İbnBatuta’nın sadece “Bir” gün kaldığı Safranbolu için uluslararası paydaşlarla proje yapan Safranbolulu turizmciler, ünlü seyyahın ilçeye geliş ve buradan Kastamonu’ya gidişi yolundaki hem bilinen hem de olası rotalarındaki doğal güzellikleri turizm yürüyüş parkuruna dönüştürmeye hazırlanırken, “40” gün kaldığı Kastamonu’da da benzer bir proje yapıldığında çok uzun soluklu turizm faaliyetlerine kapı aralayacağı açıktır.
Safranbolu’da merkezi Kastamonu’da bulunan Candaroğlu Beyi Süleyman Paşa’nın oğlu tarafından yönetilen kalesinde konuk olan İbnBatuta, burada huzura davet edilip yemek ikram edilmiş ve Kuran tilaveti ile ağırlanmıştır.
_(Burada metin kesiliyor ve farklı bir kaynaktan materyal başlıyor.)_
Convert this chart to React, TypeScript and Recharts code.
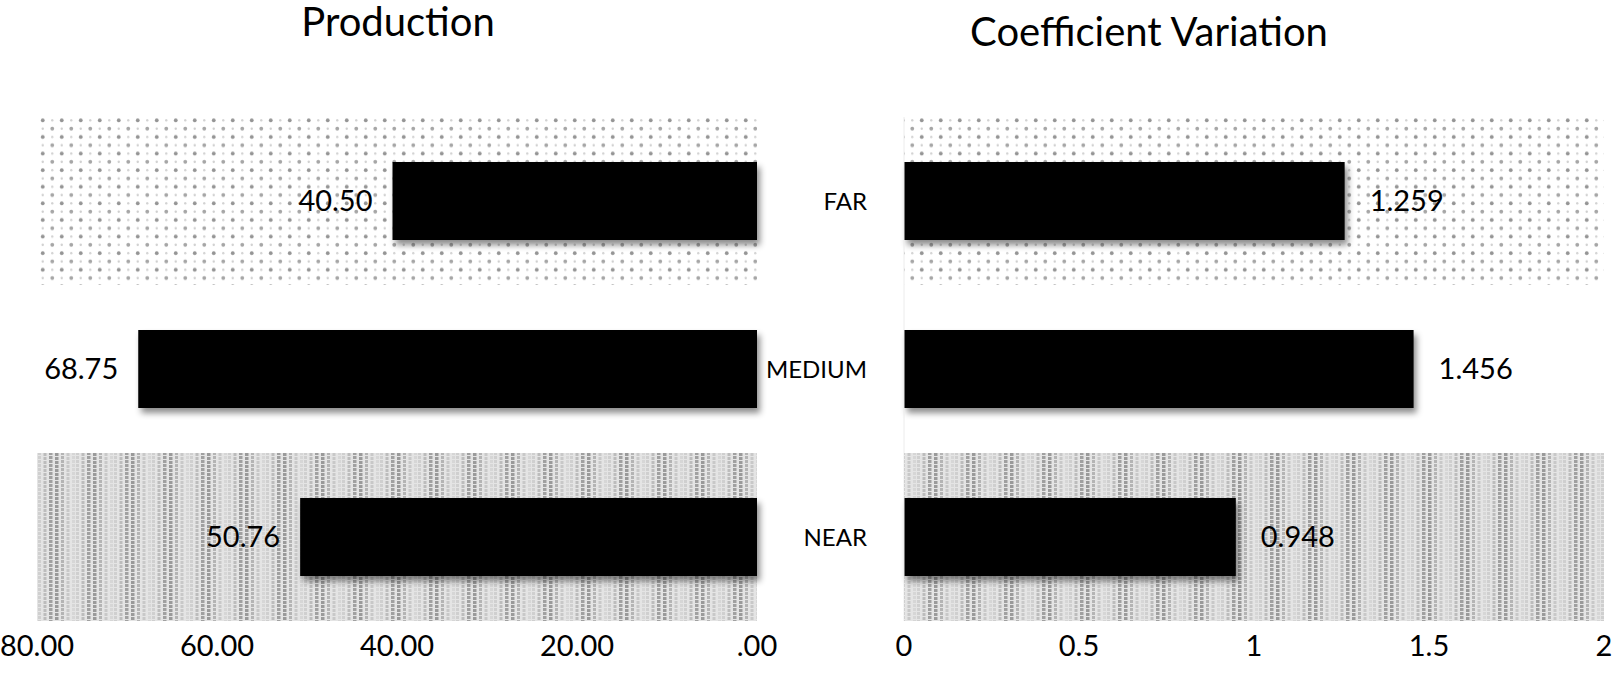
import React from 'react';
import { BarChart, Bar, XAxis, YAxis, ReferenceArea, LabelList, Rectangle } from 'recharts';

const categories = ['FAR', 'MEDIUM', 'NEAR'];
const production = [40.5, 68.75, 50.76];
const coefVariation = [1.259, 1.456, 0.948];
const productionTicks = [0, 20, 40, 60, 80];
const cvTicks = [0, 0.5, 1, 1.5, 2];

const prodData = categories.map((name, i) => ({ name, value: production[i] }));
const cvData = categories.map((name, i) => ({ name, value: coefVariation[i] }));

// which background texture sits behind each row
const bandFill: Record<string, string> = { FAR: 'url(#dots)', NEAR: 'url(#stripes)' };

const FONT = 'Lato, "Open Sans", sans-serif';
const tickStyle = { fill: '#000', fontSize: 29, fontFamily: FONT };

function Patterns() {
  return (
    <defs>
      <pattern id="dots" width="19" height="16.6" patternUnits="userSpaceOnUse">
        <rect width="19" height="16.6" fill="#fff" />
        <circle cx="4.75" cy="4.15" r="1.9" fill="#959595" />
        <circle cx="14.25" cy="12.45" r="1.9" fill="#a6a6a6" />
        <circle cx="14.25" cy="4.15" r="1.2" fill="#d2d2d2" />
        <circle cx="4.75" cy="12.45" r="1.2" fill="#cfcfcf" />
      </pattern>
      <pattern id="stripes" width="38" height="4" patternUnits="userSpaceOnUse">
        <rect width="38" height="4" fill="#e4e4e4" />
        <rect x="0" y="0" width="3" height="3" fill="#cfcfcf" />
        <rect x="5.5" y="1" width="3" height="3" fill="#bcbcbc" />
        <rect x="11" y="0" width="3.5" height="3" fill="#a0a0a0" />
        <rect x="17" y="1" width="3.5" height="3" fill="#9a9a9a" />
        <rect x="23" y="0" width="3" height="3" fill="#b4b4b4" />
        <rect x="28.5" y="1" width="3" height="3" fill="#c8c8c8" />
        <rect x="34" y="0" width="3" height="3" fill="#d6d6d6" />
      </pattern>
      <filter id="shadow" x="-10%" y="-20%" width="130%" height="160%">
        <feDropShadow dx="3" dy="5" stdDeviation="3" floodColor="#000" floodOpacity="0.45" />
      </filter>
    </defs>
  );
}

const ShadowBar = (props: any) => <Rectangle {...props} fill="#000" filter="url(#shadow)" />;

export default function App() {
  return (
    <div style={{ position: 'absolute', left: 0, top: 0, width: 1614, height: 686, background: '#fff', fontFamily: FONT }}>
      <div style={{ position: 'absolute', left: 198, width: 400, top: 1, textAlign: 'center', fontSize: 40, lineHeight: '40px', color: '#000' }}>
        Production
      </div>
      <div style={{ position: 'absolute', left: 899, width: 500, top: 11, textAlign: 'center', fontSize: 40, lineHeight: '40px', color: '#000' }}>
        Coefficient Variation
      </div>

      <div style={{ position: 'absolute', left: 0, top: 0 }}>
        <BarChart width={790} height={686} data={prodData} layout="vertical" margin={{ top: 117, right: 33, bottom: 15, left: 37 }} barSize={78}>
          <Patterns />
          <XAxis
            type="number"
            domain={[0, 80]}
            ticks={productionTicks}
            reversed
            height={50}
            axisLine={false}
            tickLine={false}
            tickSize={0}
            tickMargin={14}
            tick={tickStyle}
            tickFormatter={(v: number) => (v === 0 ? '.00' : v.toFixed(2))}
            interval={0}
          />
          <YAxis type="category" dataKey="name" hide />
          {categories.filter((c) => bandFill[c]).map((c) => (
            <ReferenceArea key={c} y1={c} y2={c} fill={bandFill[c]} fillOpacity={1} stroke="none" />
          ))}
          <Bar dataKey="value" fill="#000" shape={ShadowBar} isAnimationActive={false}>
            <LabelList dataKey="value" position="right" offset={20} fill="#000" fontSize={29} fontFamily={FONT} formatter={(v: any) => Number(v).toFixed(2)} />
          </Bar>
        </BarChart>
      </div>

      <div style={{ position: 'absolute', left: 765, top: 0 }}>
        <BarChart width={849} height={686} data={cvData} layout="vertical" margin={{ top: 117, right: 10, bottom: 15, left: 0 }} barSize={78}>
          <Patterns />
          <XAxis
            type="number"
            domain={[0, 2]}
            ticks={cvTicks}
            height={50}
            axisLine={false}
            tickLine={false}
            tickSize={0}
            tickMargin={14}
            tick={tickStyle}
            interval={0}
          />
          <YAxis
            type="category"
            dataKey="name"
            width={139}
            axisLine={{ stroke: '#ececec' }}
            tickLine={false}
            tickSize={0}
            tickMargin={37}
            tick={{ fill: '#000', fontSize: 24, fontFamily: FONT }}
          />
          {categories.filter((c) => bandFill[c]).map((c) => (
            <ReferenceArea key={c} y1={c} y2={c} fill={bandFill[c]} fillOpacity={1} stroke="none" />
          ))}
          <Bar dataKey="value" fill="#000" shape={ShadowBar} isAnimationActive={false}>
            <LabelList dataKey="value" position="right" offset={25} fill="#000" fontSize={29} fontFamily={FONT} formatter={(v: any) => Number(v).toFixed(3)} />
          </Bar>
        </BarChart>
      </div>
    </div>
  );
}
Kale ve Ali Bey bilgileri dışında Safranbolu hakkında başkaca detayın olmadığı İbnBatuta’nın notlarından uluslararası bir turizm projesi yaratan Safranbolu’yu takdir etmek ve aynı zamanda örnek almak gerekir. 40 gün gibi uzun süre kaldığı, şehrin ekonomisinden tarım kültürüne, saray adetlerinden dini geleneklere ve sosyal yaşantıdan birçok tarihi yapı ve şahsiyete kadar bilgi verdiği Kastamonu’da böylesi bir projenin çok daha geniş katılımlı ve dünyada ses getirir şekilde yapılabileceği de düşünülmesi gerekir.
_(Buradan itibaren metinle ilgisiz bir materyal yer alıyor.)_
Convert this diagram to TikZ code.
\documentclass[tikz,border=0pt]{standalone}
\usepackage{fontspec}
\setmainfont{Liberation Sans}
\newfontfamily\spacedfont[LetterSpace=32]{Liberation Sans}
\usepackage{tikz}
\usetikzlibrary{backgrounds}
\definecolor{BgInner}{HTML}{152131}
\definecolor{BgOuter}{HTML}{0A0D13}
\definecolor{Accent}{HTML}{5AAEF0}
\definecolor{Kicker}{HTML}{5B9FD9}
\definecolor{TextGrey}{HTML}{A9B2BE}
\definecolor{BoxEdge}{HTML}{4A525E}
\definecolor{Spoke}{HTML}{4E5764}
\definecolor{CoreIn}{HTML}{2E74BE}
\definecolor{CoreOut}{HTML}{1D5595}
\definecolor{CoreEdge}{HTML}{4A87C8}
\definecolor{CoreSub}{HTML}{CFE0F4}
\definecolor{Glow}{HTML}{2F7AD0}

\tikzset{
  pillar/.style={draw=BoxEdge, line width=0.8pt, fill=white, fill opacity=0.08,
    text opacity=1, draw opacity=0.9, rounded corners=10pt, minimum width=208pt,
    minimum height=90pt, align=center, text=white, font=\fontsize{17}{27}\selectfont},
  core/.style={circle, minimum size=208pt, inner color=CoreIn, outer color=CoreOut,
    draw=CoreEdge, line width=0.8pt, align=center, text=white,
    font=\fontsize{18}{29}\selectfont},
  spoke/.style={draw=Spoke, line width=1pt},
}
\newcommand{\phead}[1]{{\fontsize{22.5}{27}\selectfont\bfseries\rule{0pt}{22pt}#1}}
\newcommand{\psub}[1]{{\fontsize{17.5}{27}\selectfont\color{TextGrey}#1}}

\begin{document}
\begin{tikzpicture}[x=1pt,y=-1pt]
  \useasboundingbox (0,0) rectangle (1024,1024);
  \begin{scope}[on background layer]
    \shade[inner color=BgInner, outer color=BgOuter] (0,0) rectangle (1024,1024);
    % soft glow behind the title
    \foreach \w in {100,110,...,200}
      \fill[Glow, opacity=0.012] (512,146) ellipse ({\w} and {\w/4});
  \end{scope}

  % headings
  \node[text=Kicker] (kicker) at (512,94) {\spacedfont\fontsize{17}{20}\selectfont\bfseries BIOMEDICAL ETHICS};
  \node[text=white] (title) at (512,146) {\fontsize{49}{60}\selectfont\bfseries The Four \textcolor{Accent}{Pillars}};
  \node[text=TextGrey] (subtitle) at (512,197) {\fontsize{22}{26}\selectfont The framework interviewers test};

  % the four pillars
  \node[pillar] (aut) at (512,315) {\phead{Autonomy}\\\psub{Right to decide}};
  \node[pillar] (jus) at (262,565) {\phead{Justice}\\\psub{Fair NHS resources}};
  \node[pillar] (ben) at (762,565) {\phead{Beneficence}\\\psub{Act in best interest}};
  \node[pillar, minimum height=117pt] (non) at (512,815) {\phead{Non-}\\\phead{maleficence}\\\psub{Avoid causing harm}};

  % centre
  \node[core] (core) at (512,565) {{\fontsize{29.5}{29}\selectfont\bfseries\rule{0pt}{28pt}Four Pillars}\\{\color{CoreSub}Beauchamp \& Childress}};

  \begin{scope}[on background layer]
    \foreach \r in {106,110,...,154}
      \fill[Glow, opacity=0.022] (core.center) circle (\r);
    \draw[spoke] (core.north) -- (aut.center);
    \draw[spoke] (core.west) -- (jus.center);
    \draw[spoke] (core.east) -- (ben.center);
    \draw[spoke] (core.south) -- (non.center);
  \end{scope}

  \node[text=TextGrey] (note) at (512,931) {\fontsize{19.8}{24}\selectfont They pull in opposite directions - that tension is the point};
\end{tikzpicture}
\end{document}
Benzer şekilde İbnBatuta, Sinop kentinde de görece uzun kalır ve hem kent hem de yine Candaroğulları Beyliği hakkında çok değerli bilgiler verir.
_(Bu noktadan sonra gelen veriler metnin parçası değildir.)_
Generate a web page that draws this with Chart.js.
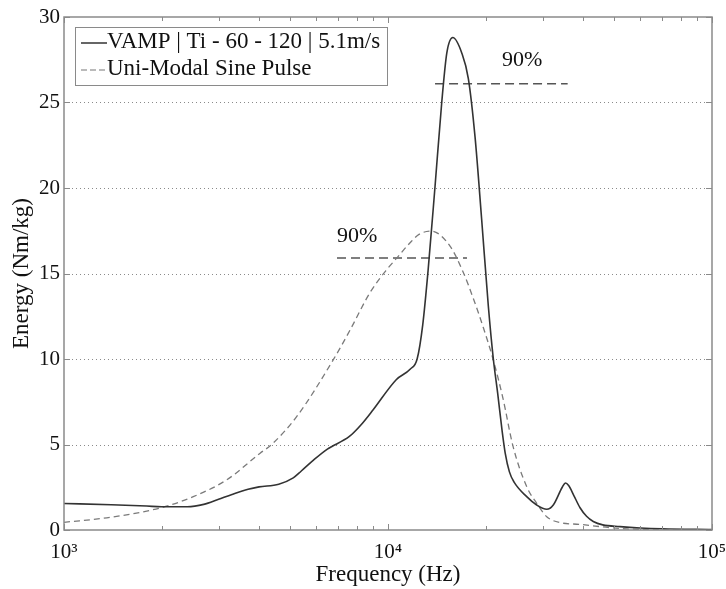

Bir şekilde bu genel bilgiler değerlendirildiğinde İbnBatuta günümüz Batı Karadeniz ama o dönemin Kastamonu merkezli Candaroğulları Beyliği sınırlarında kalan birçok güzide yerleşim için çok değerli bilgiler sunar. Bu bilgileri yaklaşık 700 yıl öncesinden günümüze getirmek hem bir kültür hem de bir turizm projesi ile mümkün görünmektedir. Bu projelendirme de “Batuta’nın Batı Karadeniz’deki (Candar) Adımları” gibi daha kapsayıcı bir başlıkla tüm bölgenin turizm ve kültürünü yansıtacak biçimde yeniden düzenlenebilir. Bu bölgesel proje bir kültür havzasının tamamını ele almak, bir bütün halinde sunmak adına bir fırsat olabilir. Bu noktada KUZKA (Kuzey Anadolu Kalkınma Ajansı) ile BAKKA (Batı Karadeniz Kalkınma Ajansı) işbirliği yaparak dünyanın tanıdığı İbnBatuta’nın seyahatnamesi ile Batı Karadeniz Bölgesi’nin kültür ve turizmini uluslararası vitrine çıkarmayı başarabilir.